- SOURCE: David Trend, Elsewhere in America
- LENGTH: 400-600 words
- DUE: Tuesday, March 3 11:59 pm)
- SUBMISSION: Online
- WEIGHT: 10% of course grade
Pick one of the prompts below and write a formal academic essay in response. (Formal writing means structure [introà body paragraphsà conclusion], development of argument [thesis, claims supported by evidence, logical argument], formal English, and footnotes for citation.) Also, double-space and use proper margins. You will submit this assignment through Canvas(click on the essay assignment).
- Trend argues that the United States is an “unfinished project.”  How does he mean this claim with respect to the United States having an aspirational culture? How does he understand it to include the potential for outsiders to belong to American culture?
- Trend argues that culture helps frame boundaries for including or excluding certain subjectivities. With respect to at least two distinct groups, how does Trend suggest these groups struggled to change their status from “not belonging” to “belonging”?
- Trend wonders what might happen if the notion of “identity” was treated as nothing more than “fiction.” Discuss the ways in which at least one identity you claim has become important to your sense of belonging (or lack thereof) in some aspect of your life.
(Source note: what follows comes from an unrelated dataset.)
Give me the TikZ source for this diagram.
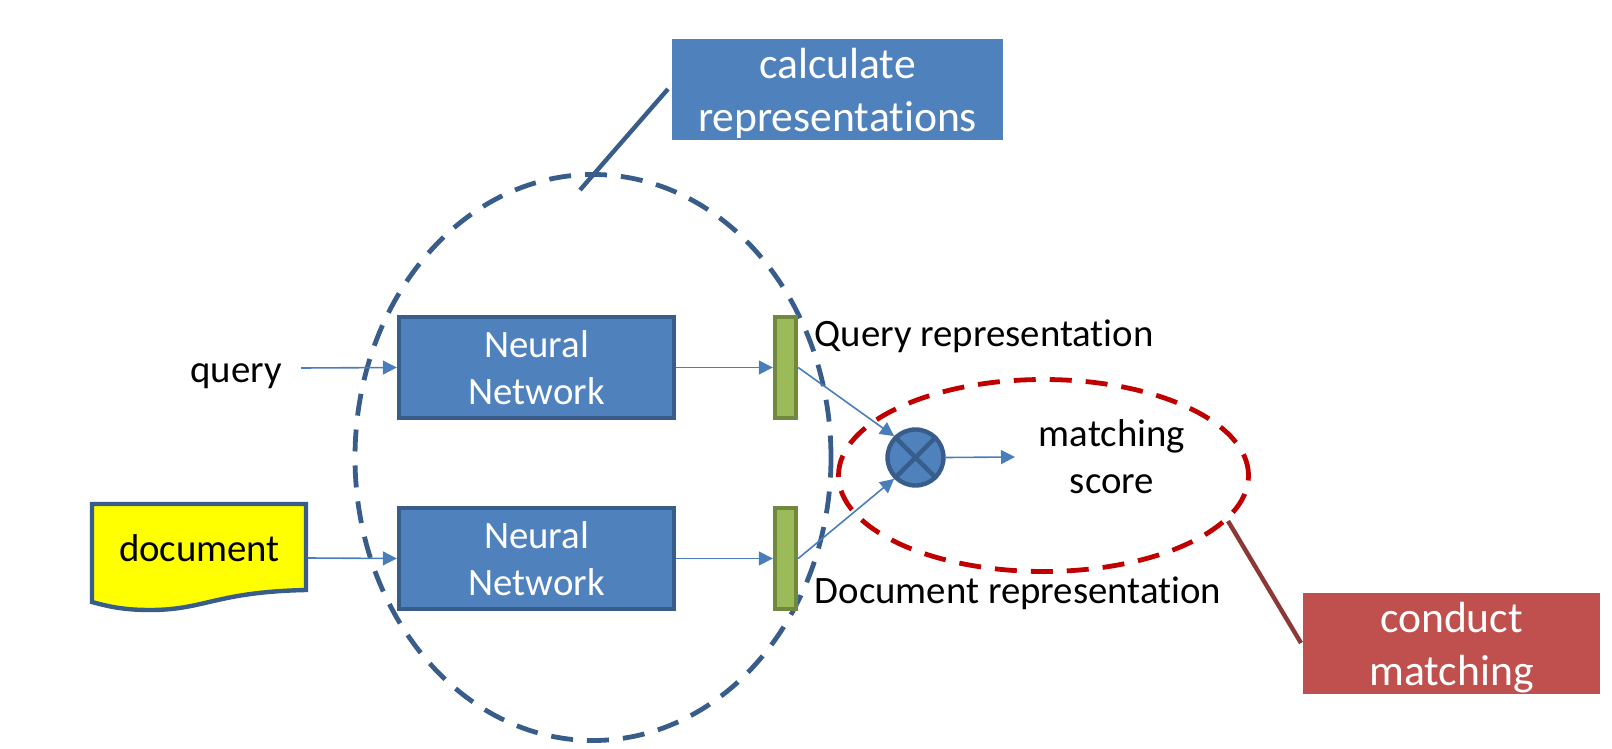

In what ways is that identity a basis for you activism/engagement with the world. How is it more than a fiction?
- Arguments about religion and morality lie at the heart of much conflict in contemporary society. Describe three issues profiled by Trend that have matters of faith at the core of the conflict.
 Footnotes should follow either the Turabian or (the nearly indistinguishable) Chicago style. For a convenient guide to footnote citation systems, please consult either of these websites. They present the same information but package it different ways so rely on the one you find easier to comprehend. Alternatively, look at how Trend organizes his citations and copy what he did. A simple example (citing a book by a single author) is fn. 7 (p. 28). https://www.library.georgetown.edu/tutorials/research-guides/turabian-footnote-guide (Links to an external site.) (Links to an external site.) OR http://www.press.uchicago.edu/books/turabian/turabian_citationguide.html (Links to an external site.)
 David Trend, Elsewhere in America: The Crisis of Belonging in Contemporary American Culture (Routledge, 2016), 99. [This is how a first citation of a book with one author should look.].
 Trend, 123. Trend follows up that speculation by sourly observing that such thinking amounts to “utopian silliness.” This passage from Chapter 6 thus seeds his discussion of this country’s utopian aspirationalism in Chapter 12. [This footnote models how a second citation of a previously cited source should look. The next two sentences demonstrate the footnote’s other function, as a place to expand upon an idea raised in the main text.]